Veeco's shares have fallen 41 percent in the last year, from $47.64 on March 3, 2011, to $28.01 on Friday, giving the company a stock market value of $1.09 billion. Some analysts think a turnaround may have to wait until 2013 or later.
Veeco said it sold to China because that was where the orders were, and it plans to expand sales in other markets. Analyst Christopher Blansett at JPMorgan Equity Research said the company's Chinese sales allowed it to gain market share on its rival Aixtron, a German firm.
"We've had very good market share in Korea and the U.S. and Europe," chief executive John Peeler said in an interview. "We're going to grow with those other markets, and if China backs off, which it will, that's OK."
President Barack Obama has stressed the need for U.S. companies to crack the market in China -- where the economy grew 9.2 percent last year compared with less than 3 percent in the United States.
On Long Island, the recession compelled companies such as software maker CA Inc., electronics distributor Arrow Electronics, filtration equipment manufacturer Pall Corp., Peconic Bay Winery, and dental products distributor Henry Schein to look east to new markets. Local companies exported about $512 million in products to China in 2011, compared with $332 million in 2007, according to the Trade Partnership, a Washington, D.C., consulting group.
(The partnership's estimates measure products manufactured here. Many of Veeco's best-selling products are manufactured at contractors' sites in the United States and Singapore, so they aren't included in the Island total.)
Veeco was founded on Long Island in 1945 by two scientists who had developed industrial-leak detecting equipment while working on the government's Manhattan Project to develop an atomic bomb.
Beginning in the mid 1990s, the company spent more than $1 billion on about a dozen acquisitions, including companies making equipment used to produce data-storage devices such as computer hard drives.
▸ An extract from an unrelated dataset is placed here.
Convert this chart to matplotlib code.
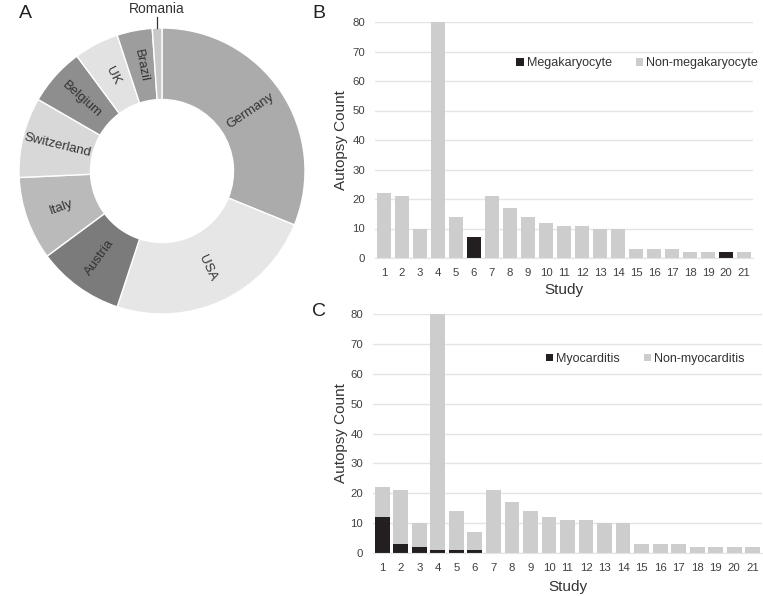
import matplotlib
matplotlib.use("Agg")
import matplotlib.pyplot as plt
import numpy as np

plt.rcParams['font.family'] = ['Liberation Sans', 'DejaVu Sans']

# ---- Data ----
countries = ["Germany", "USA", "Austria", "Italy", "Switzerland", "Belgium", "UK", "Brazil", "Romania"]
country_counts = [86, 66, 27, 26, 25, 18, 14, 11, 3]
country_colors = ["#ababab", "#e6e6e6", "#7b7b7b", "#bababa", "#d8d8d8", "#8e8e8e", "#e2e2e2", "#9d9d9d", "#c9c9c9"]

studies = [str(i) for i in range(1, 22)]
totals = [22, 21, 10, 80, 14, 7, 21, 17, 14, 12, 11, 11, 10, 10, 3, 3, 3, 2, 2, 2, 2]
megakaryocyte = [0, 0, 0, 0, 0, 7, 0, 0, 0, 0, 0, 0, 0, 0, 0, 0, 0, 0, 0, 2, 0]
myocarditis = [12, 3, 2, 1, 1, 1, 0, 0, 0, 0, 0, 0, 0, 0, 0, 0, 0, 0, 0, 0, 0]

W, H = 763, 596
fig = plt.figure(figsize=(W / 100, H / 100), dpi=100)

def fr(x0, y0, x1, y1):
    return [x0 / W, 1 - y1 / H, (x1 - x0) / W, (y1 - y0) / H]

# ---- Panel A: donut ----
cx, cy, R = 162, 171, 143
axA = fig.add_axes(fr(cx - R, cy - R, cx + R, cy + R))
wedges, _ = axA.pie(country_counts, colors=country_colors, startangle=90, counterclock=False,
                    radius=1.0, wedgeprops=dict(width=0.5, edgecolor="white", linewidth=1.0))
axA.set_xlim(-1, 1)
axA.set_ylim(-1, 1)
axA.set_aspect("equal")
axA.axis("off")

total_c = sum(country_counts)
start = 90.0
for name, cnt in zip(countries, country_counts):
    span = 360.0 * cnt / total_c
    mid = start - span / 2
    start -= span
    th = np.deg2rad(mid)
    if name == "Romania":
        x = np.cos(th)
        axA.plot([x, x], [1.0, 1.075], color="#333333", lw=0.9, clip_on=False)
        axA.text(x, 1.135, name, ha="center", va="center", fontsize=10, color="#333333", clip_on=False)
        continue
    r = 0.75
    rot = (mid + 180) % 360 - 180
    if rot > 90:
        rot -= 180
    if rot < -90:
        rot += 180
    axA.text(r * np.cos(th), r * np.sin(th), name, ha="center", va="center",
             rotation=rot, rotation_mode="anchor", fontsize=9.5, color="#333333")

fig.text(25 / W, 1 - 13 / H, "A", ha="center", va="center", fontsize=14, color="#222222")
fig.text(319 / W, 1 - 13 / H, "B", ha="center", va="center", fontsize=14, color="#222222")
fig.text(319 / W, 1 - 311 / H, "C", ha="center", va="center", fontsize=14, color="#222222")

gray = "#cdcdcd"
black = "#231f20"
x = np.arange(1, 22)

def style(ax, xlabel_y, ylabel_x):
    ax.set_xlim(0.5, 21.5)
    ax.set_ylim(0, 80)
    ax.set_yticks(range(0, 81, 10))
    ax.set_xticks(x)
    ax.set_xticklabels(studies)
    ax.grid(axis="y", color="#e4e4e4", linewidth=1.0)
    ax.set_axisbelow(True)
    for s in ["top", "right", "left"]:
        ax.spines[s].set_visible(False)
    ax.spines["bottom"].set_color("#e4e4e4")
    ax.tick_params(length=0, labelsize=8.2, colors="#404040", pad=7)
    ax.set_ylabel("Autopsy Count", fontsize=11, color="#333333")
    ax.set_xlabel("Study", fontsize=11, color="#333333")
    ax.yaxis.set_label_coords(ylabel_x, 0.5)
    ax.xaxis.set_label_coords(0.5, xlabel_y)

leg_kw = dict(loc="center", ncol=2, frameon=False, fontsize=9,
              handlelength=0.6, handleheight=0.6, handletextpad=0.25, columnspacing=1.9,
              labelcolor="#333333")

# ---- Panel B ----
axB = fig.add_axes(fr(375, 22, 753, 258))
non_mega = [t - m for t, m in zip(totals, megakaryocyte)]
axB.bar(x, megakaryocyte, width=0.8, color=black, label="Megakaryocyte")
axB.bar(x, non_mega, width=0.8, bottom=megakaryocyte, color=gray, label="Non-megakaryocyte")
style(axB, -0.106, -0.071)
axB.legend(bbox_to_anchor=(0.694, 0.826), **leg_kw)

# ---- Panel C ----
axC = fig.add_axes(fr(373, 314, 762, 553))
non_myo = [t - m for t, m in zip(totals, myocarditis)]
axC.bar(x, myocarditis, width=0.8, color=black, label="Myocarditis")
axC.bar(x, non_myo, width=0.8, bottom=myocarditis, color=gray, label="Non-myocarditis")
style(axC, -0.113, -0.064)
axC.legend(bbox_to_anchor=(0.70, 0.812), **leg_kw)

fig.savefig("out.png", dpi=100, facecolor="white")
As personal computer purchases soared, the company's stock briefly passed $100 in March 2000.
But Veeco sold equipment to manufacturers of hard drives and semiconductors, and those markets experienced simultaneous downturns. Veeco lost $123.7 million in 2002, with sales falling 33 percent from $449 million to $299 million. That year its stock declined to as low as $9.17.
The following year, Veeco sought to get into a new business, paying $61.5 million in cash for a division of Albuquerque, N.M.-based Emcore Corp. that made predecessor versions of the equipment now used to produce LED products.
Peeler joined Veeco as chief executive in July 2007 from JDS Uniphase Corp., a publicly traded communications equipment firm. In 2008 the company focused on those LED products, as well as equipment for solar panel makers, which became its second-largest line of business after LEDs.
Sales rose more than 200 percent from 2009 to 2010. Veeco posted profits of almost $500 million in 2010 and 2011 after losing money in seven of the eight previous years.
Peeler said he expects LED equipment orders to begin to recover as soon as this spring from markets other than China, as its business remains strong in countries such as Taiwan and Korea, where customers for TV backlighting have included Samsung and LG Electronics.
In dealing with the overcapacity problem, "I think they're going to navigate it better than any other public LED company," Ho said.
And the long-term prospect for LED bulbs remains strong despite the overcapacity problem, industry analysts agree.
"We're shooting to get 50 percent of the market," Peeler said. "That's what we want, and everybody else can fight over the rest."